永守:就職活動をしていく中で、「いろんな商売を広く見られる仕事ってなんだろう」と思った時、「銀行だな」と。それが不幸の始まりなんですけどね(苦笑)。銀行はいろんな仕事の中でも特にきついと言われている世界です。
1990年代は金融ビッグバンの時代で銀行同士の合併が多かった。最初、名古屋が本店の東海銀行に入行したのに、いつの間にか別の名前の銀行になりました。
――「いろんな商売を見てみたい」というのは、「将来起業しよう」という気持ちがあったのでしょうか?
永守:いや、そういうことはないんです。単純にいろんな仕事を見たかったのでしょうね。1991年にバブルが崩壊し、私たちは就職氷河期。

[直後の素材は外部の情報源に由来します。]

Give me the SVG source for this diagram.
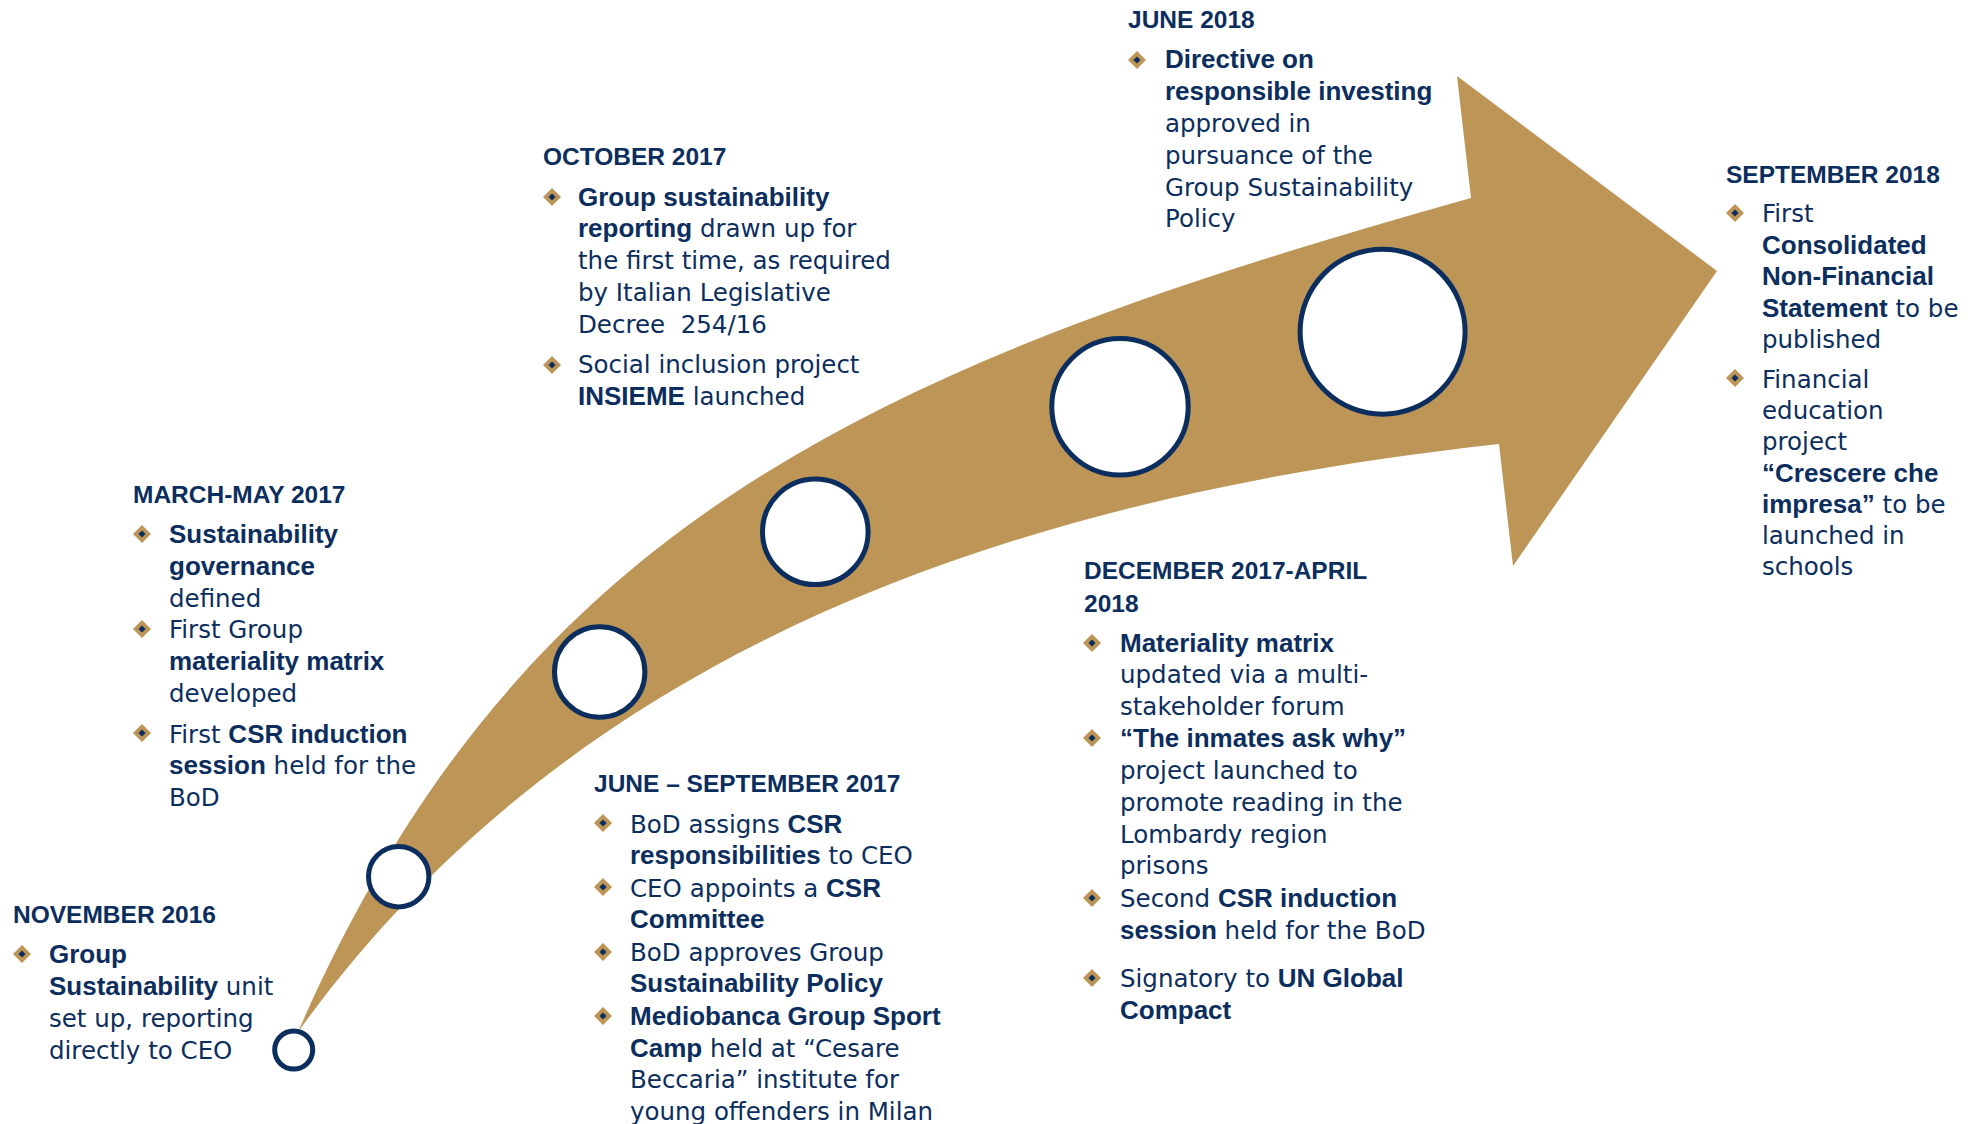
<svg xmlns="http://www.w3.org/2000/svg" xmlns:xlink="http://www.w3.org/1999/xlink" width="1981" height="1124" viewBox="0 0 1981 1124">
  <style>
    .h { font-family: "Liberation Sans", Arial, sans-serif; font-weight: bold; font-size: 24.5px; fill: #0B2E5E; }
    .t { font-family: "DejaVu Sans", Verdana, sans-serif; font-size: 24.5px; fill: #0B2E5E; }
    .b { font-family: "Liberation Sans", Arial, sans-serif; font-weight: bold; font-size: 26px; }
    .arrow { fill: #BD9657; }
    .dot { fill: #FFFFFF; stroke: #0B2E5E; stroke-width: 5; }
  </style>
  <defs>
    <g id="bullet">
      <polygon points="0,-9 9,0 0,9 -9,0" fill="#BD9657"/>
      <polygon points="0,-3.6 3.6,0 0,3.6 -3.6,0" fill="#0B2E5E"/>
    </g>
  </defs>

  <rect width="1981" height="1124" fill="#FFFFFF"/>

  <!-- curved timeline arrow and its milestone markers -->
  <g id="connectors">
    <path class="arrow" d="M298,1032 C520,524 871,366 1471,198 L1457,76 L1717,271 L1513,566 L1499,444 C999,499 570,654 298,1032 Z"/>
  </g>
  <g id="markers">
    <circle id="marker-1" class="dot" cx="293.7" cy="1050" r="19"/>
    <circle id="marker-2" class="dot" cx="398.7" cy="876.7" r="30.2"/>
    <circle id="marker-3" class="dot" cx="599.7" cy="672" r="45.2"/>
    <circle id="marker-4" class="dot" cx="815.3" cy="531.8" r="52.8"/>
    <circle id="marker-5" class="dot" cx="1120" cy="406.7" r="68.2"/>
    <circle id="marker-6" class="dot" cx="1382.6" cy="331.7" r="82.5"/>
  </g>

  <!-- NOVEMBER 2016 -->
  <g id="nov-2016">
    <text class="h" x="13" y="923">NOVEMBER 2016</text>
    <use xlink:href="#bullet" x="22" y="954"/>
    <text class="t" x="49" y="963"><tspan class="b">Group</tspan></text>
    <text class="t" x="49" y="995"><tspan class="b">Sustainability</tspan> unit</text>
    <text class="t" x="49" y="1027">set up, reporting</text>
    <text class="t" x="49" y="1059">directly to CEO</text>
  </g>

  <!-- MARCH-MAY 2017 -->
  <g id="mar-may-2017">
    <text class="h" x="133" y="503">MARCH-MAY 2017</text>
    <use xlink:href="#bullet" x="142" y="534"/>
    <use xlink:href="#bullet" x="142" y="629"/>
    <use xlink:href="#bullet" x="142" y="733"/>
    <text class="t" x="169" y="543"><tspan class="b">Sustainability</tspan></text>
    <text class="t" x="169" y="575"><tspan class="b">governance</tspan></text>
    <text class="t" x="169" y="607">defined</text>
    <text class="t" x="169" y="638">First Group</text>
    <text class="t" x="169" y="670"><tspan class="b">materiality matrix</tspan></text>
    <text class="t" x="169" y="702">developed</text>
    <text class="t" x="169" y="743">First <tspan class="b">CSR induction</tspan></text>
    <text class="t" x="169" y="774"><tspan class="b">session</tspan> held for the</text>
    <text class="t" x="169" y="806">BoD</text>
  </g>

  <!-- JUNE - SEPTEMBER 2017 -->
  <g id="jun-sep-2017">
    <text class="h" x="594" y="792">JUNE – SEPTEMBER 2017</text>
    <use xlink:href="#bullet" x="603" y="823"/>
    <use xlink:href="#bullet" x="603" y="887"/>
    <use xlink:href="#bullet" x="603" y="952"/>
    <use xlink:href="#bullet" x="603" y="1016"/>
    <text class="t" x="630" y="833">BoD assigns <tspan class="b">CSR</tspan></text>
    <text class="t" x="630" y="864"><tspan class="b">responsibilities</tspan> to CEO</text>
    <text class="t" x="630" y="897">CEO appoints a <tspan class="b">CSR</tspan></text>
    <text class="t" x="630" y="928"><tspan class="b">Committee</tspan></text>
    <text class="t" x="630" y="961">BoD approves Group</text>
    <text class="t" x="630" y="992"><tspan class="b">Sustainability Policy</tspan></text>
    <text class="t" x="630" y="1025"><tspan class="b">Mediobanca Group Sport</tspan></text>
    <text class="t" x="630" y="1057"><tspan class="b">Camp</tspan> held at “Cesare</text>
    <text class="t" x="630" y="1088">Beccaria” institute for</text>
    <text class="t" x="630" y="1120">young offenders in Milan</text>
  </g>

  <!-- OCTOBER 2017 -->
  <g id="oct-2017">
    <text class="h" x="543" y="165">OCTOBER 2017</text>
    <use xlink:href="#bullet" x="552" y="197"/>
    <use xlink:href="#bullet" x="552" y="365"/>
    <text class="t" x="578" y="206"><tspan class="b">Group sustainability</tspan></text>
    <text class="t" x="578" y="237"><tspan class="b">reporting</tspan> drawn up for</text>
    <text class="t" x="578" y="269">the first time, as required</text>
    <text class="t" x="578" y="301">by Italian Legislative</text>
    <text class="t" x="578" y="333">Decree &#160;254/16</text>
    <text class="t" x="578" y="373">Social inclusion project</text>
    <text class="t" x="578" y="405"><tspan class="b">INSIEME</tspan> launched</text>
  </g>

  <!-- DECEMBER 2017-APRIL 2018 -->
  <g id="dec-2017-apr-2018">
    <text class="h" x="1084" y="579">DECEMBER 2017-APRIL</text>
    <text class="h" x="1084" y="612">2018</text>
    <use xlink:href="#bullet" x="1092" y="643"/>
    <use xlink:href="#bullet" x="1092" y="738"/>
    <use xlink:href="#bullet" x="1092" y="898"/>
    <use xlink:href="#bullet" x="1092" y="978"/>
    <text class="t" x="1120" y="652"><tspan class="b">Materiality matrix</tspan></text>
    <text class="t" x="1120" y="683">updated via a multi-</text>
    <text class="t" x="1120" y="715">stakeholder forum</text>
    <text class="t" x="1120" y="747"><tspan class="b">“The inmates ask why”</tspan></text>
    <text class="t" x="1120" y="779">project launched to</text>
    <text class="t" x="1120" y="811">promote reading in the</text>
    <text class="t" x="1120" y="843">Lombardy region</text>
    <text class="t" x="1120" y="874">prisons</text>
    <text class="t" x="1120" y="907">Second <tspan class="b">CSR induction</tspan></text>
    <text class="t" x="1120" y="939"><tspan class="b">session</tspan> held for the BoD</text>
    <text class="t" x="1120" y="987">Signatory to <tspan class="b">UN Global</tspan></text>
    <text class="t" x="1120" y="1019"><tspan class="b">Compact</tspan></text>
  </g>

  <!-- JUNE 2018 -->
  <g id="jun-2018">
    <text class="h" x="1128" y="28">JUNE 2018</text>
    <use xlink:href="#bullet" x="1137" y="60"/>
    <text class="t" x="1165" y="68"><tspan class="b">Directive on</tspan></text>
    <text class="t" x="1165" y="100"><tspan class="b">responsible investing</tspan></text>
    <text class="t" x="1165" y="132">approved in</text>
    <text class="t" x="1165" y="164">pursuance of the</text>
    <text class="t" x="1165" y="196">Group Sustainability</text>
    <text class="t" x="1165" y="227">Policy</text>
  </g>

  <!-- SEPTEMBER 2018 -->
  <g id="sep-2018">
    <text class="h" x="1726" y="183">SEPTEMBER 2018</text>
    <use xlink:href="#bullet" x="1735" y="213"/>
    <use xlink:href="#bullet" x="1735" y="378"/>
    <text class="t" x="1762" y="222">First</text>
    <text class="t" x="1762" y="254"><tspan class="b">Consolidated</tspan></text>
    <text class="t" x="1762" y="285"><tspan class="b">Non-Financial</tspan></text>
    <text class="t" x="1762" y="317"><tspan class="b">Statement</tspan> to be</text>
    <text class="t" x="1762" y="348">published</text>
    <text class="t" x="1762" y="388">Financial</text>
    <text class="t" x="1762" y="419">education</text>
    <text class="t" x="1762" y="450">project</text>
    <text class="t" x="1762" y="482"><tspan class="b">“Crescere che</tspan></text>
    <text class="t" x="1762" y="513"><tspan class="b">impresa”</tspan> to be</text>
    <text class="t" x="1762" y="544">launched in</text>
    <text class="t" x="1762" y="575">schools</text>
  </g>
</svg>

それまでの売り手市場ではなく買い手市場、企業と学生の関係が逆転しました。
――バブル崩壊前は、企業も人材を確保するために学生の囲い込みがすごかったと聞きます。内定すると車をもらった人もいるとか(苦笑)。
永守:それがバブル崩壊で180度変化し、企業の対応も変わりました。それで私の反骨精神に火がついた(笑)。
「都市銀行への就職は、かなり難しい」と言われていた時期、「だったら行ってみたい」と考え、そこから私のキャリアがスタートしましたね。